Lai made comments during layover in San Francisco on way back from Honduras

Taiwan Vice President Lai Ching-te.

Taiwan Vice President Lai Ching-te. (CNA photo)

TAIPEI (Taiwan News) — Vice President Lai Ching-te (賴清德) on his way back from a diplomatic trip to Honduras repeated the accusation that China blocked the country from getting COVID-19 vaccines last year.

Last May, while Taiwan was facing a domestic COVID outbreak, President Tsai Ing-wen (蔡英文) accused China of obstructing a deal with Germany’s BioNTech to obtain vaccines after China had offered the doses through a Chinese company, according to Reuters. China denied it had attempted to keep Taiwan from acquiring vaccines and offered Chinese-made doses that Taipei refused due to safety concerns.

Within two weeks after Tsai’s remarks, Senator Tammy Duckworth, along with several other U.S. lawmakers, announced during a trip to Taipei that Washington would donate 750,000 vaccine doses to Taiwan.

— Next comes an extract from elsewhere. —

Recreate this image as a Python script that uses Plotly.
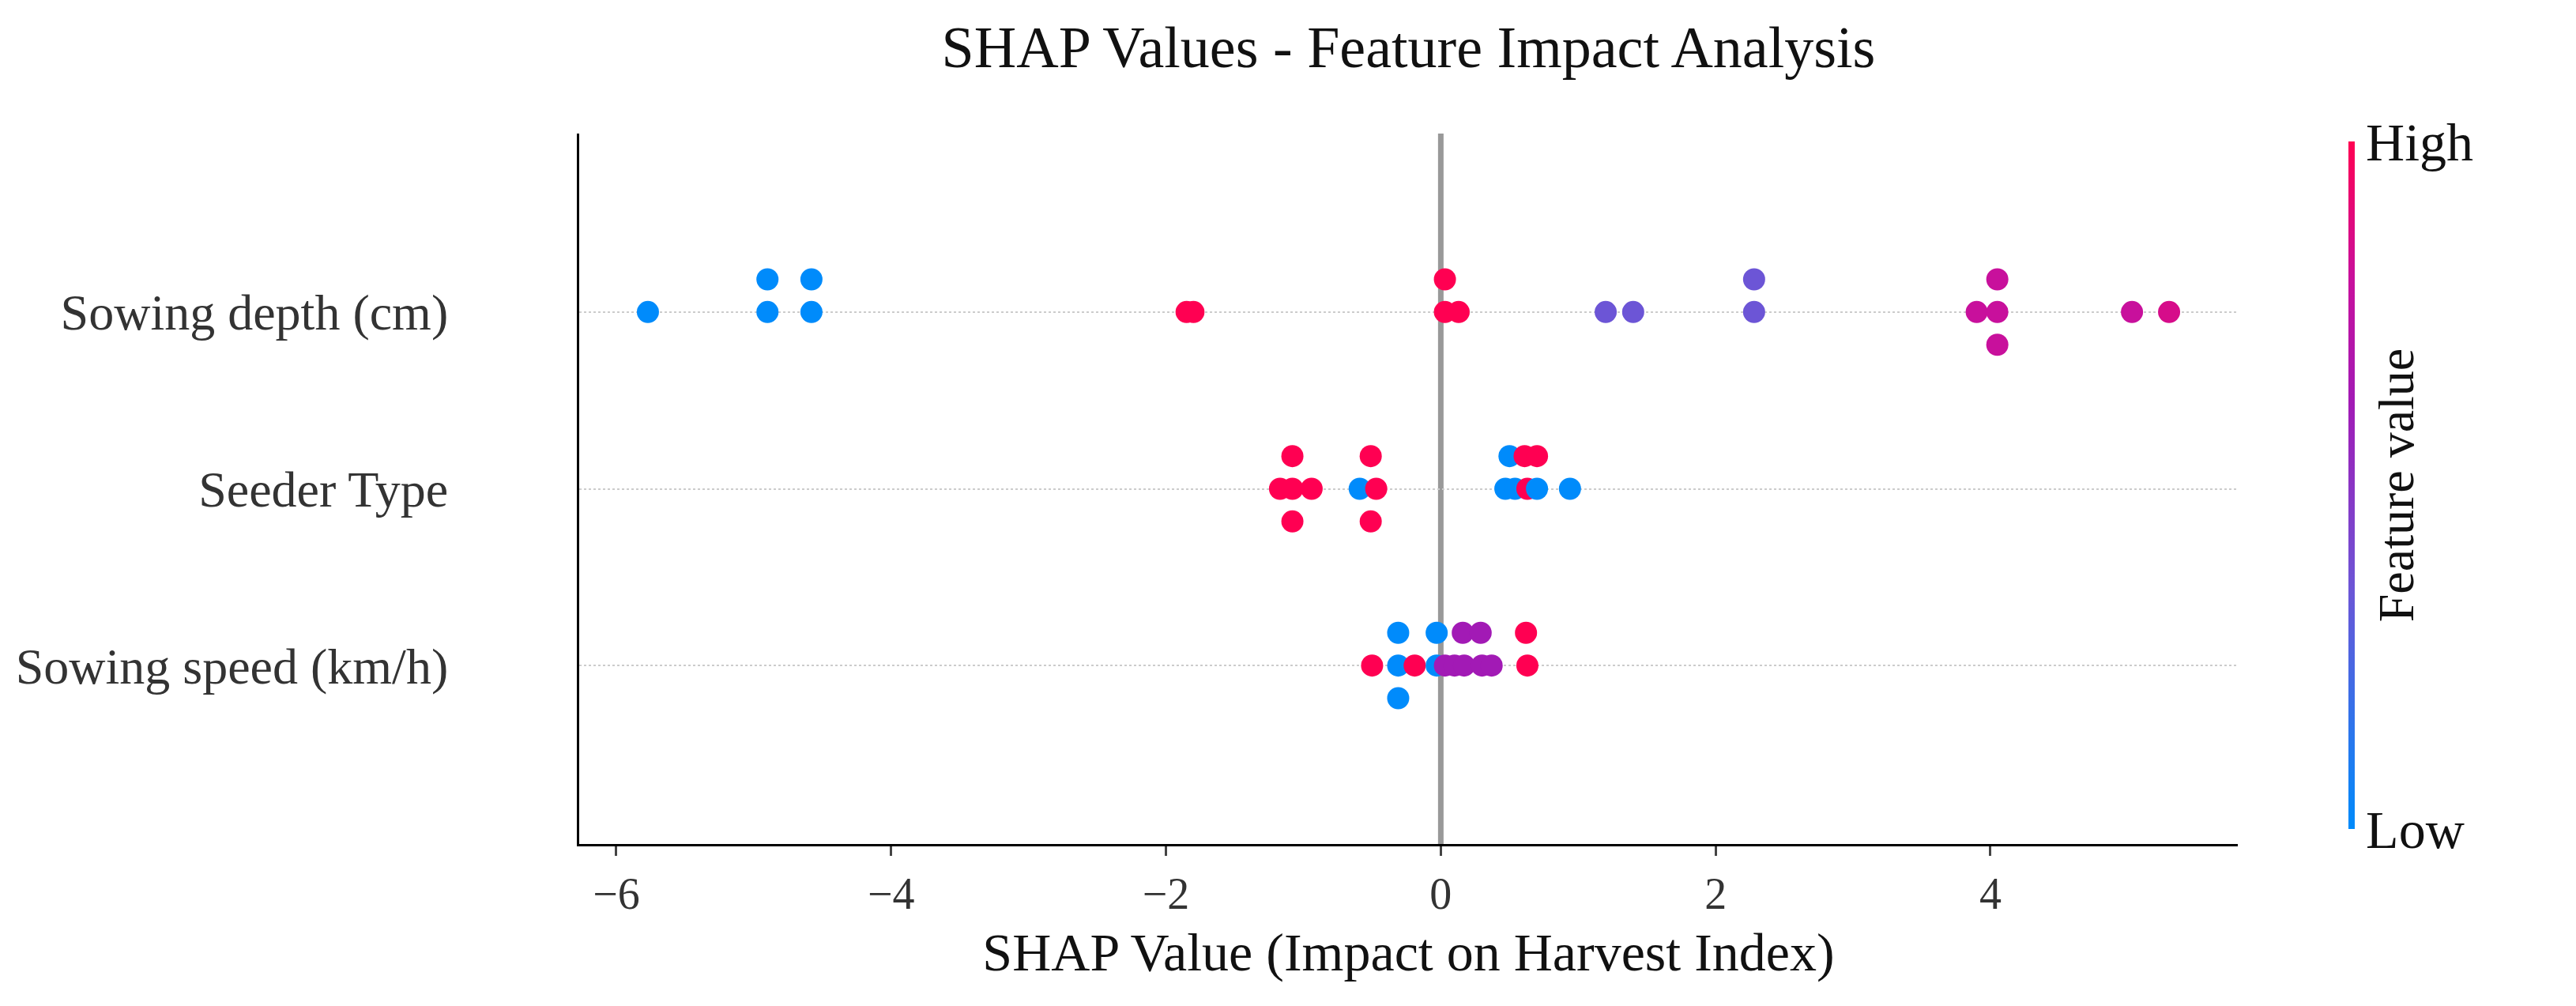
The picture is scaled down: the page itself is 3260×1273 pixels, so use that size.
import plotly.graph_objects as go

features = ["Sowing speed (km/h)", "Seeder Type", "Sowing depth (cm)"]

# SHAP values, jitter level (-1,0,1) and normalized feature value per row
depth_shap = [-5.77, -4.9, -4.9, -4.58, -4.58, -1.85, -1.8, 0.03, 0.03, 0.13, 1.2, 1.4, 2.28, 2.28, 3.9, 4.05, 4.05, 4.05, 5.03, 5.3]
depth_lvl  = [0, 0, 1, 0, 1, 0, 0, 1, 0, 0, 0, 0, 0, 1, 0, 0, 1, -1, 0, 0]
depth_val  = [0, 0, 0, 0, 0, 1, 1, 1, 1, 1, 0.35, 0.35, 0.35, 0.35, 0.8, 0.8, 0.8, 0.8, 0.8, 0.85]

seeder_shap = [-1.08, -0.51, -1.17, -1.08, -0.94, -0.59, -0.47, 0.50, 0.61, 0.70, 0.47, 0.54, 0.63, 0.70, 0.94, -1.08, -0.51]
seeder_lvl  = [1, 1, 0, 0, 0, 0, 0, 1, 1, 1, 0, 0, 0, 0, 0, -1, -1]
seeder_val  = [1, 1, 1, 1, 1, 0, 1, 0, 1, 1, 0, 0, 1, 0, 0, 1, 1]

speed_shap = [-0.31, -0.03, 0.16, 0.29, 0.62, -0.50, -0.31, -0.19, -0.03, 0.03, 0.10, 0.17, 0.30, 0.37, 0.63, -0.31]
speed_lvl  = [1, 1, 1, 1, 1, 0, 0, 0, 0, 0, 0, 0, 0, 0, 0, -1]
speed_val  = [0, 0, 0.62, 0.62, 1, 1, 0, 1, 0, 0.62, 0.62, 0.62, 0.62, 0.62, 1, 0]

JIT = 0.185
xs, ys, cs = [], [], []
for row, (s, l, v) in enumerate([(speed_shap, speed_lvl, speed_val),
                                 (seeder_shap, seeder_lvl, seeder_val),
                                 (depth_shap, depth_lvl, depth_val)]):
    xs += s
    ys += [row + JIT * k for k in l]
    cs += v

scale = [[0, "#008bfb"], [0.35, "#6c55d6"], [0.62, "#a21ab5"], [0.8, "#c8109c"], [1, "#ff0052"]]
font = "Liberation Serif, Times New Roman, serif"

fig = go.Figure(go.Scatter(
    x=xs, y=ys, mode="markers",
    marker=dict(size=28, color=cs, colorscale=scale, cmin=0, cmax=1,
                colorbar=dict(thickness=8, lenmode="pixels", len=890, x=1.0, xref="paper",
                              xpad=140, yanchor="top", y=1.0, outlinewidth=0,
                              tickvals=[0, 1], ticktext=["Low", "High"], ticks="",
                              tickfont=dict(size=68, family=font, color="#111"),
                              title=dict(text="Feature value", side="right",
                                         font=dict(size=64, family=font, color="#111")))),
    showlegend=False))

fig.add_shape(type="line", x0=0, x1=0, y0=0, y1=1, yref="paper",
              line=dict(color="#999999", width=7), layer="below")

fig.update_layout(
    width=3260, height=1273, plot_bgcolor="white", paper_bgcolor="white",
    margin=dict(l=667, r=387, t=161, b=213),
    font=dict(family=font, color="#222"),
    title=dict(text="SHAP Values - Feature Impact Analysis", x=0.5, xref="paper",
               y=0.98, yanchor="top", font=dict(size=74, family=font, color="#111")),
    xaxis=dict(range=[-6.27, 5.8], tickvals=[-6, -4, -2, 0, 2, 4],
               ticktext=["−6", "−4", "−2", "0", "2", "4"], showgrid=False, zeroline=False,
               showline=True, linecolor="black", linewidth=3, ticks="outside",
               ticklen=12, tickwidth=3, tickfont=dict(size=56, color="#333"),
               title=dict(text="SHAP Value (Impact on Harvest Index)", font=dict(size=68, color="#111"), standoff=20)),
    yaxis=dict(range=[-1.01, 3.01], tickvals=[0, 1, 2], ticktext=features,
               showgrid=True, gridcolor="#cccccc", griddash="dot", gridwidth=2,
               zeroline=False, showline=True, linecolor="black", linewidth=3,
               ticks="", tickfont=dict(size=64, color="#333"), ticklabelstandoff=150),
)
fig.write_html("out.html")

During his layover in San Francisco on the way back to Taiwan from Honduras, Lai spoke with Duckworth and offered her thanks, Reuters reported. Lai said he was “especially grateful to her last year when Taiwan was unable to obtain vaccines due to the China factor,” the Presidential Office said, citing U.S. Representative to the U.S. Hsiao Bi-khim (蕭美琴), who accompanied Lai on the trip.

Lai noted that “(Senator Duckworth) not only actively advocated that the Biden administration should provide vaccines to Taiwan but also personally went to Taiwan to announce that the United States would donate Taiwan vaccines,” per the Presidential Office.

China’s foreign ministry described Lai’s comments as “total fiction,” calling them a “malicious slandering and smearing of the true face of the mainland,” according to Reuters.

Taiwan finally began receiving Pfizer-BioNTech vaccines last September after Foxconn founder Terry Gou (郭台銘), Taiwan Semiconductor Manufacturing Co, and Buddhist Tzu Chi Foundation negotiated for the doses on the country’s behalf.

Lai attended the inauguration of Honduran President Xiomara Castro on Jan. 27, where he had a brief exchange with U.S. Vice President Kamala Harris. During his 24-hour layover in San Francisco, he also met with members of the Taiwanese-American community and online with U.S. House of Representatives Speaker Nancy Pelosi, as well as U.S. experts in the areas of medicine, national security, and trade.